Türkiye’de nihayet Üsküdar Üniversitesi’nin içerisinde bir tasavvuf enstitüsü kurduk. iki senedir sertifika programlarına başladık ve dolup dolup taşıyor. Doktora ve mastır için hocaya ihtiyacımız var. Hocalarımızı tamamladığımızda onlara da başlayacağız. Benim çok büyük bir idealim olan Arapça ve Farsça derslerimizde üniversitemizde başladı. Arabistan’dan ve İran’dan gelen, konularına çok hakim olan profesörler ders veriyorlar. Oxford Üniversitesi bizden bir kürsü istedi. Tabi bunların hepsi gerçekleştirmek ciddi bir maliyete dayanıyor. Bizimde şu an açıkçası beş kuruşumuz yok. Bizim hayatta hiçbir zaman paramız olmaz. Benim şöyle bir düşüncem var. Allah bir şeyi yapmamı istiyorsa o parayı yollar. İstemiyorsa yollamıyor. O zaman bende vazgeçiyorum. O bakımdan tabi ki paraya dayalı bazı şeyler var. Üniversitedeki hocalarımızın paralarının da ödenmesi gerekiyor. Bunları inşallah bir kolay yolla Allah nasip eder. Beni çok memnun eden şeyler var. Arkamdan gelen beni kat ve kat geçmiş ve tasavvufu yaşayan koca bir güruh var. Onlarla beraber yaşadık, onlarla beraber hadiseleri karşıladık ve onlar bu yolu devam ettireceklerdir. Tabi onun için kişiye bağlı olmadığını da görüyorsunuz. Bu işler ekiplere bağlı, doğru ekipler, doğru çalışmalar, doğru yaşamak, bu yolu devam ettirecektir. Benim şuan çok ana bir gayem var. O da şehit olmak.
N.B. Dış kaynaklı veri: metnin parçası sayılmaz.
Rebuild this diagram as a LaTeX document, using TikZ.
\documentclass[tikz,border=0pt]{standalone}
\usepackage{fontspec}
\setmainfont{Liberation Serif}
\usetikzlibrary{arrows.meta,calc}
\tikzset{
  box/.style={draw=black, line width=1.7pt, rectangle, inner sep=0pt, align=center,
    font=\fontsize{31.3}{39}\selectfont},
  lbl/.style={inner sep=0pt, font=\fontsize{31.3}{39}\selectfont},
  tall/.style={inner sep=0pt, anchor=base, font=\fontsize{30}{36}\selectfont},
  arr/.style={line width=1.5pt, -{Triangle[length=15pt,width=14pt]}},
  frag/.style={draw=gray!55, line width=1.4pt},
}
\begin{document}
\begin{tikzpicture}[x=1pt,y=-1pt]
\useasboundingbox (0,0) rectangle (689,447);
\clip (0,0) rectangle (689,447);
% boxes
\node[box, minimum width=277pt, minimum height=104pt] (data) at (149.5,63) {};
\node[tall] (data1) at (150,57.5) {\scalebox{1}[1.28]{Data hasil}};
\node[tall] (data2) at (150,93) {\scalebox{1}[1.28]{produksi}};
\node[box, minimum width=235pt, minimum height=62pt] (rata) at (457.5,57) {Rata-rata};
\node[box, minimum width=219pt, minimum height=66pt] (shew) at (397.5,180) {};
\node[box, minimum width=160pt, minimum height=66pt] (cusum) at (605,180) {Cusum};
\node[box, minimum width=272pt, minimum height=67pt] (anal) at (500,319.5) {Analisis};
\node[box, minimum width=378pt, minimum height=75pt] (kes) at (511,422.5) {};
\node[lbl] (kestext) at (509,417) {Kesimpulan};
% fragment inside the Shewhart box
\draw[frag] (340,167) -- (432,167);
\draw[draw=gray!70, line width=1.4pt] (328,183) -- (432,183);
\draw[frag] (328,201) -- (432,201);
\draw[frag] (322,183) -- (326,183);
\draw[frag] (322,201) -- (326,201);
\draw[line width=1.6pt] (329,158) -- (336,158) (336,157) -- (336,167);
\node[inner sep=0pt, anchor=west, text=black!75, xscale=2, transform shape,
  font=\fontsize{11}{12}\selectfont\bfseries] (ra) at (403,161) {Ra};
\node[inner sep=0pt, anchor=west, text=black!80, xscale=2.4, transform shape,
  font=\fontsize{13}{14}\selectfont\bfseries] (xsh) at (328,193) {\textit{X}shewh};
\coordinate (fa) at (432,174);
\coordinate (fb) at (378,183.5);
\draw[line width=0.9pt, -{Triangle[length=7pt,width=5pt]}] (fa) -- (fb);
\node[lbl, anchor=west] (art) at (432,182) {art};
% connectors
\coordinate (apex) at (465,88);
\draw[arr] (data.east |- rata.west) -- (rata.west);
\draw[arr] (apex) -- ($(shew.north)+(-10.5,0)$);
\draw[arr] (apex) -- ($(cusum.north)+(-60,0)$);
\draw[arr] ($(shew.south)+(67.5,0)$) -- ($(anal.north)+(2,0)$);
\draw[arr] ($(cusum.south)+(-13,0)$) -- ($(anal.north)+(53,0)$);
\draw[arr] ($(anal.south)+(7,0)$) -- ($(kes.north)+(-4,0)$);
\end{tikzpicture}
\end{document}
Allah bana şehadet nasip etsin. Bu şehitlik tabi illa ki herkesin anladığı şehitlik olmuyor. Şehitlik şudur ki son nefesimizde bile doğru hareket ederek Allah’la bir ve beraber olmaktır. Allah bunu ve İslam’a hizmet etmeyi nasip etsin.
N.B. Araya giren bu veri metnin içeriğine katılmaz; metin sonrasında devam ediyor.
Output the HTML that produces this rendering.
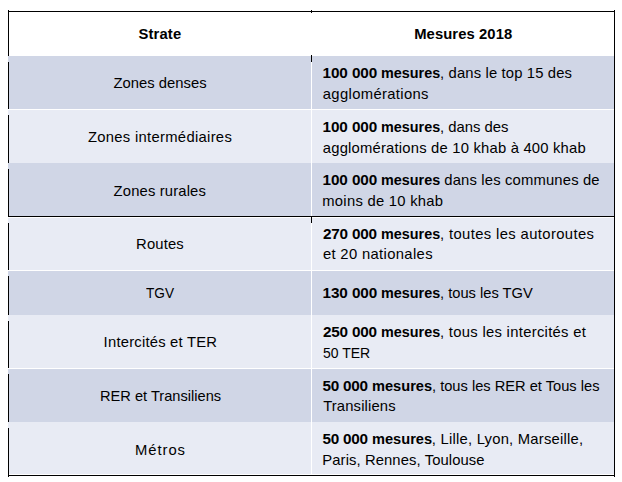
<!DOCTYPE html>
<html lang="fr">
<head>
<meta charset="utf-8">
<title>Mesures 2018</title>
<style>
html,body{margin:0;padding:0;background:#fff;}
body{width:622px;height:482px;position:relative;overflow:hidden;font-family:"Liberation Sans",sans-serif;font-size:14.8px;color:#000;}
.r{position:absolute;left:8px;width:606px;}
.k{position:absolute;background:#000;}
.w{position:absolute;background:#fff;}
.t{position:absolute;white-space:nowrap;line-height:20px;height:20px;transform-origin:0 0;}
.b{font-weight:bold;}
</style>
</head>
<body>
<div class="r" style="top:56px;height:53px;background:#D0D6E6"></div>
<div class="r" style="top:110px;height:53px;background:#E8EBF4"></div>
<div class="r" style="top:163px;height:53px;background:#D0D6E6"></div>
<div class="r" style="top:218px;height:52px;background:#E8EBF4"></div>
<div class="r" style="top:271px;height:44px;background:#D0D6E6"></div>
<div class="r" style="top:315px;height:53px;background:#E8EBF4"></div>
<div class="r" style="top:369px;height:53px;background:#D0D6E6"></div>
<div class="r" style="top:422px;height:52px;background:#E8EBF4"></div>
<div class="w" style="left:311px;top:56px;width:1px;height:419px"></div>
<div class="k" style="left:8px;top:11px;width:607px;height:1px"></div>
<div class="k" style="left:8px;top:216px;width:607px;height:1px"></div>
<div class="k" style="left:8px;top:475px;width:607px;height:1px"></div>
<div class="k" style="left:614px;top:10px;width:1px;height:467px"></div>
<div class="k" style="left:8px;top:10px;width:1px;height:46px"></div>
<div class="k" style="left:8px;top:62px;width:1px;height:47px"></div>
<div class="k" style="left:8px;top:115px;width:1px;height:48px"></div>
<div class="k" style="left:8px;top:169px;width:1px;height:48px"></div>
<div class="k" style="left:8px;top:223px;width:1px;height:47px"></div>
<div class="k" style="left:8px;top:276px;width:1px;height:39px"></div>
<div class="k" style="left:8px;top:321px;width:1px;height:47px"></div>
<div class="k" style="left:8px;top:374px;width:1px;height:48px"></div>
<div class="k" style="left:8px;top:428px;width:1px;height:49px"></div>
<div class="k" style="left:311px;top:10px;width:1px;height:3px"></div>
<div class="k" style="left:311px;top:55px;width:1px;height:7px"></div>
<div class="k" style="left:311px;top:216px;width:1px;height:7px"></div>
<div class="t b" style="left:138.58px;top:24px;letter-spacing:0.119px">Strate</div>
<div class="t" style="left:113.54px;top:73px;letter-spacing:0.006px">Zones denses</div>
<div class="t" style="left:87.95px;top:127px;letter-spacing:0.299px">Zones intermédiaires</div>
<div class="t" style="left:113.61px;top:181px;letter-spacing:0.149px">Zones rurales</div>
<div class="t" style="left:136.11px;top:234px;letter-spacing:0.141px">Routes</div>
<div class="t" style="left:145.99px;top:283px;font-size:15.4px;transform:scaleX(0.8864)">TGV</div>
<div class="t" style="left:103.61px;top:332px;letter-spacing:0.215px">Intercités et TER</div>
<div class="t" style="left:99.68px;top:386px;transform:scaleX(0.9885)">RER et Transiliens</div>
<div class="t" style="left:135.11px;top:440px;letter-spacing:0.927px">Métros</div>
<div class="t b" style="left:414.18px;top:24px;letter-spacing:0.090px">Mesures 2018</div>
<div class="t b" style="left:322.58px;top:63px;font-size:15.3px;letter-spacing:-0.118px">100 000</div>
<div class="t b" style="left:381.09px;top:63px;transform:scaleX(0.9731)">mesures</div>
<div class="t" style="left:440.03px;top:63px;letter-spacing:0.150px">, dans le top 15 des</div>
<div class="t" style="left:322.81px;top:84px;letter-spacing:0.348px">agglomérations</div>
<div class="t b" style="left:322.58px;top:117px;font-size:15.3px;letter-spacing:-0.118px">100 000</div>
<div class="t b" style="left:381.09px;top:117px;transform:scaleX(0.9731)">mesures</div>
<div class="t" style="left:440.10px;top:117px;transform:scaleX(1.0026)">, dans des</div>
<div class="t" style="left:322.81px;top:138px;letter-spacing:0.202px">agglomérations de 10 khab à 400 khab</div>
<div class="t b" style="left:322.58px;top:170px;font-size:15.3px;letter-spacing:-0.118px">100 000</div>
<div class="t b" style="left:381.09px;top:170px;transform:scaleX(0.9731)">mesures</div>
<div class="t" style="left:444.31px;top:170px;letter-spacing:0.165px">dans les communes de</div>
<div class="t" style="left:322.27px;top:191px;letter-spacing:0.267px">moins de 10 khab</div>
<div class="t b" style="left:322.94px;top:224px;font-size:15.3px;letter-spacing:-0.191px">270 000</div>
<div class="t b" style="left:381.09px;top:224px;transform:scaleX(0.9731)">mesures</div>
<div class="t" style="left:440.03px;top:224px;letter-spacing:0.377px">, toutes les autoroutes</div>
<div class="t" style="left:322.88px;top:244px;letter-spacing:0.346px">et 20 nationales</div>
<div class="t b" style="left:322.58px;top:283px;font-size:15.3px;letter-spacing:-0.118px">130 000</div>
<div class="t b" style="left:381.09px;top:283px;transform:scaleX(0.9731)">mesures</div>
<div class="t" style="left:440.14px;top:283px;transform:scaleX(0.9920)">, tous les TGV</div>
<div class="t b" style="left:322.94px;top:322px;font-size:15.3px;letter-spacing:-0.191px">250 000</div>
<div class="t b" style="left:381.09px;top:322px;transform:scaleX(0.9731)">mesures</div>
<div class="t" style="left:440.03px;top:322px;letter-spacing:0.298px">, tous les intercités et</div>
<div class="t" style="left:322.50px;top:343px;font-size:15.4px;transform:scaleX(0.9093)">50 TER</div>
<div class="t b" style="left:322.50px;top:376px;font-size:15.3px;letter-spacing:-0.251px">50 000</div>
<div class="t b" style="left:372.37px;top:376px;transform:scaleX(0.9874)">mesures</div>
<div class="t" style="left:432.26px;top:376px;transform:scaleX(0.9902)">, tous les RER et Tous les</div>
<div class="t" style="left:323.15px;top:396px;letter-spacing:0.149px">Transiliens</div>
<div class="t b" style="left:322.50px;top:429px;font-size:15.3px;letter-spacing:-0.251px">50 000</div>
<div class="t b" style="left:372.37px;top:429px;transform:scaleX(0.9874)">mesures</div>
<div class="t" style="left:431.84px;top:429px;letter-spacing:0.228px">, Lille, Lyon, Marseille,</div>
<div class="t" style="left:322.33px;top:450px;letter-spacing:0.096px">Paris, Rennes, Toulouse</div>
</body>
</html>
Birçok kitap yazdınız, yazmaya da devam edeceksiniz. Size bu kitapları yazdıran, çıktığınız bu sırra yolculuğu okuyucularınıza nasıl açıklarsınız?

Ben zaten tecrübelerimi mi anlatıyorum. Görmediğim, bilmediğim ya da duymadığım, yaşamadığım hiçbir şeyi anlatmıyorum. Ütopik görülen şeyleri de yaşamışımdır mutlaka ya da çevremde birileri yaşamıştır. O bakımdan bu çevre olduğu sürece de yazmaya devam ediyorum.
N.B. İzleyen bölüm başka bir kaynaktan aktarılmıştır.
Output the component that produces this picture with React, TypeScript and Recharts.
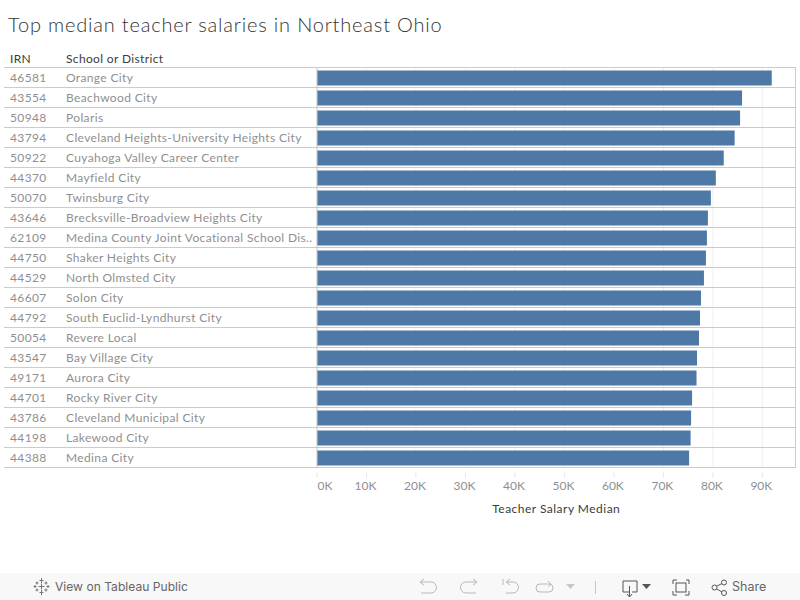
import React from 'react';
import { Bar, BarChart, CartesianGrid, ReferenceLine, XAxis, YAxis } from 'recharts';

const irns = ['46581', '43554', '50948', '43794', '50922', '44370', '50070', '43646', '62109', '44750', '44529', '46607', '44792', '50054', '43547', '49171', '44701', '43786', '44198', '44388'];
const districts = [
  'Orange City',
  'Beachwood City',
  'Polaris',
  'Cleveland Heights-University Heights City',
  'Cuyahoga Valley Career Center',
  'Mayfield City',
  'Twinsburg City',
  'Brecksville-Broadview Heights City',
  'Medina County Joint Vocational School Dis..',
  'Shaker Heights City',
  'North Olmsted City',
  'Solon City',
  'South Euclid-Lyndhurst City',
  'Revere Local',
  'Bay Village City',
  'Aurora City',
  'Rocky River City',
  'Cleveland Municipal City',
  'Lakewood City',
  'Medina City',
];
const salaries = [91900, 85900, 85500, 84400, 82200, 80600, 79600, 79000, 78800, 78600, 78200, 77600, 77400, 77200, 76800, 76700, 75800, 75600, 75500, 75200];
const salaryTicks = [0, 10000, 20000, 30000, 40000, 50000, 60000, 70000, 80000, 90000];

const chartData = districts.map((district, i) => ({ district, irn: irns[i], salary: salaries[i] }));

const FONT = 'Lato, sans-serif';
const RULE = '#cbcbcb';
const HEADER = { position: 'absolute', top: 51, fontFamily: FONT, fontSize: 12, color: '#3c3c3c', letterSpacing: 0.35 } as const;

const RowTick = (props: any) => {
  const { y, payload, index } = props;
  return (
    <g fontFamily={FONT} fontSize={12} fill="#8f8f8f" letterSpacing={0.36}>
      <text x={10} y={y + 4.5}>{irns[index]}</text>
      <text x={66} y={y + 4.5}>{payload.value}</text>
      {index === 0 && <line x1={4} x2={796} y1={y - 10} y2={y - 10} stroke={RULE} />}
      <line x1={4} x2={796} y1={y + 10} y2={y + 10} stroke={RULE} />
    </g>
  );
};

const SalaryTick = (props: any) => {
  const { x, y, payload } = props;
  const label = `${payload.value / 1000}K`;
  return (
    <g>
      <line x1={x} x2={x} y1={y - 9} y2={y - 4} stroke="#e6e6e6" />
      <text x={payload.value === 0 ? x + 8 : x - 1} y={y + 8} textAnchor="middle" fontFamily={FONT} fontSize={12} fill="#8f8f8f">
        {label}
      </text>
    </g>
  );
};

const Toolbar = () => (
  <div style={{ position: 'absolute', left: 0, top: 573, width: 800, height: 27, background: '#f8f8f8' }}>
    <svg width={800} height={27} style={{ display: 'block' }} fill="none" stroke="#b8b8b8" strokeWidth={1}>
      <g stroke="#777">
        <path d="M41.500 5v5M39.500 7.500h4M41.500 17v5M39.500 19.500h4M35 12v3M33.500 13.500h3M48 12v3M46.500 13.500h3" />
        <path d="M37 8.500v3M35.500 10h3M46 8.500v3M44.500 10h3M37 15.500v3M35.500 17h3M46 15.500v3M44.500 17h3M41.500 10.500v6M38.500 13.500h6" />
      </g>
      <path d="M421 9h10a5.500 5.500 0 0 1 0 11h-10M424 6l-4 3 4 3" />
      <path d="M476 9h-10a5.500 5.500 0 0 0 0 11h10M473 6l4 3-4 3" />
      <path d="M503 6v6M507 9h6a5.500 5.500 0 0 1 0 11h-7M510 6l-4 3 4 3" />
      <path d="M540 11h9a3.500 3.500 0 0 1 0 8h-9a3.500 3.500 0 0 1 0-8M548 8l3 3-3 3" />
      <path d="M566 11h9l-4.500 5z" fill="#c8c8c8" stroke="none" />
      <path d="M595.500 8v13" stroke="#c4c4c4" />
      <g stroke="#555">
        <path d="M629 19h-6v-11h14v11h-5M629.500 13v10M627 21l2.500 3 2.500-3" />
        <path d="M642 11h9l-4.500 5z" fill="#555" stroke="none" />
        <path d="M673 11v-4h4M686 7h3v4M689 18v4h-4M677 22h-4v-4" />
        <rect x={676} y={10} width={10} height={9} />
        <circle cx={714.500} cy={14.500} r={2.500} />
        <circle cx={724} cy={9.500} r={2.500} />
        <circle cx={724} cy={20} r={2.500} />
        <path d="M717 13l5-2.500M717 16l5 3" />
      </g>
    </svg>
    <div style={{ position: 'absolute', left: 55, top: 6, font: '12.100px Inter, sans-serif', lineHeight: '15px', color: '#666' }}>View on Tableau Public</div>
    <div style={{ position: 'absolute', left: 732, top: 6, font: '12.500px Inter, sans-serif', color: '#666' }}>Share</div>
  </div>
);

const App = () => (
  <div style={{ position: 'absolute', left: 0, top: 0, width: 800, height: 600, overflow: 'hidden', background: '#fff' }}>
    <div style={{ position: 'absolute', left: 8, top: 12, fontFamily: FONT, fontWeight: 300, fontSize: 20, letterSpacing: 0.82, color: '#333', whiteSpace: 'nowrap' }}>
      Top median teacher salaries in Northeast Ohio
    </div>
    <div style={{ ...HEADER, left: 10 }}>IRN</div>
    <div style={{ ...HEADER, left: 66 }}>School or District</div>
    <BarChart
      width={800}
      height={600}
      layout="vertical"
      data={chartData}
      margin={{ top: 67.5, right: 4.5, bottom: 72.5, left: 0 }}
      barCategoryGap={2.5}
    >
      <CartesianGrid horizontal={false} vertical stroke="#f0f0f0" />
      <XAxis
        type="number"
        dataKey="salary"
        domain={[0, 96700]}
        ticks={salaryTicks}
        interval={0}
        allowDataOverflow
        height={60}
        axisLine={false}
        tickLine={false}
        tick={<SalaryTick />}
        tickMargin={8}
        label={{ value: 'Teacher Salary Median', position: 'insideBottom', offset: 15, fontFamily: FONT, fontSize: 12, letterSpacing: 0.48, fill: '#3c3c3c' }}
      />
      <YAxis
        type="category"
        dataKey="district"
        width={317}
        interval={0}
        axisLine={{ stroke: RULE }}
        tickLine={false}
        tick={<RowTick />}
      />
      <ReferenceLine x={96700} stroke={RULE} />
      <Bar dataKey="salary" fill="#4e79a7" barSize={15} isAnimationActive={false} />
    </BarChart>
    <Toolbar />
  </div>
);

export default App;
Bizim samimi bir şekilde İslam’ın tüm şartlarını uygulayan bir grup olarak asla şeriattan taviz vermeden ne namazımızı bırakarak ne orucumuzu bırakarak işin manasını anlatmaya çalıştığımızı bu yüzdende bir birlik ve beraberlik oluşturmaya çalıştığımızı insanların görmesi benim çok büyük bir isteğim.